The Broader XNS Legacy

XNS itself was built on the even earlier PARC Universal Packet (PUP) protocol, designed by David Boggs, John Shoch, Edward Taft, and Robert Metcalfe around 19745. Xerox placed the XNS specifications in the public domain in 1977, and the ideas spread everywhere.

3Com, founded by former PARC engineers, used XNS directly. Novell based its IPX/SPX protocols on XNS's design. The Routing Information Protocol (RIP), one of the earliest TCP/IP routing protocols, was inspired by the XNS routing protocol6. XNS became the canonical local area networking protocol of the 1980s.

There is an anecdote from the design meetings for TCP/IP: Vint Cerf and Bob Kahn had invited Xerox engineers to contribute. A Xerox lawyer told them they could not discuss PUP. So the Xerox attendees sat quietly, pointing out flaws in proposed ideas, until one Stanford researcher blurted out, "You guys have already done this, haven't you?"6

They had.

Current Status

Port 56 is not used in any modern production environment. XNS Authentication was designed for SPP (Sequenced Packet Protocol), the XNS transport layer, not TCP/IP. The IANA assignment for TCP and UDP exists as a historical artifact.
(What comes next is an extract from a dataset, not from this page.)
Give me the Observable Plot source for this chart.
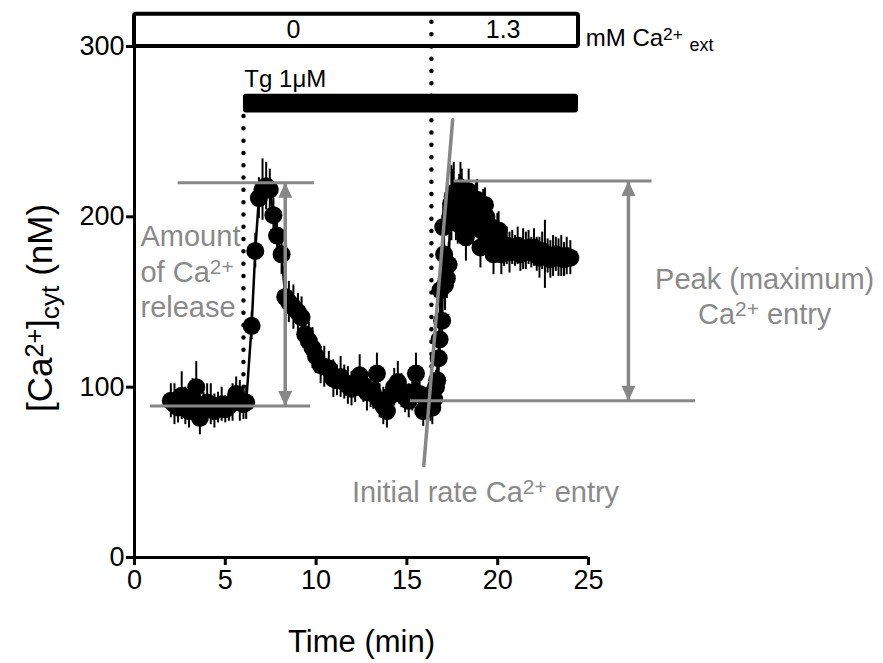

No modern software listens on port 56 by default. If you find something running on this port, it is not XNS Authentication. It is something custom, something unexpected, and worth investigating.

How to Check What Is Listening on Port 56

# Linux
sudo ss -tlnp | grep :56
sudo netstat -tlnp | grep :56

# macOS
sudo lsof -i :56

# Windows
netstat -ano | findstr :56

Security Considerations

Because port 56 has no modern service assigned to it, any traffic on this port is anomalous. In security monitoring, unexpected listeners on well-known ports with no active service are worth flagging. They may indicate unauthorized software, backdoors, or misconfigured applications.

The well-known port range (0 to 1023) requires elevated privileges to bind on Unix-like systems, which provides a small layer of protection against unprivileged processes opening listeners on port 56.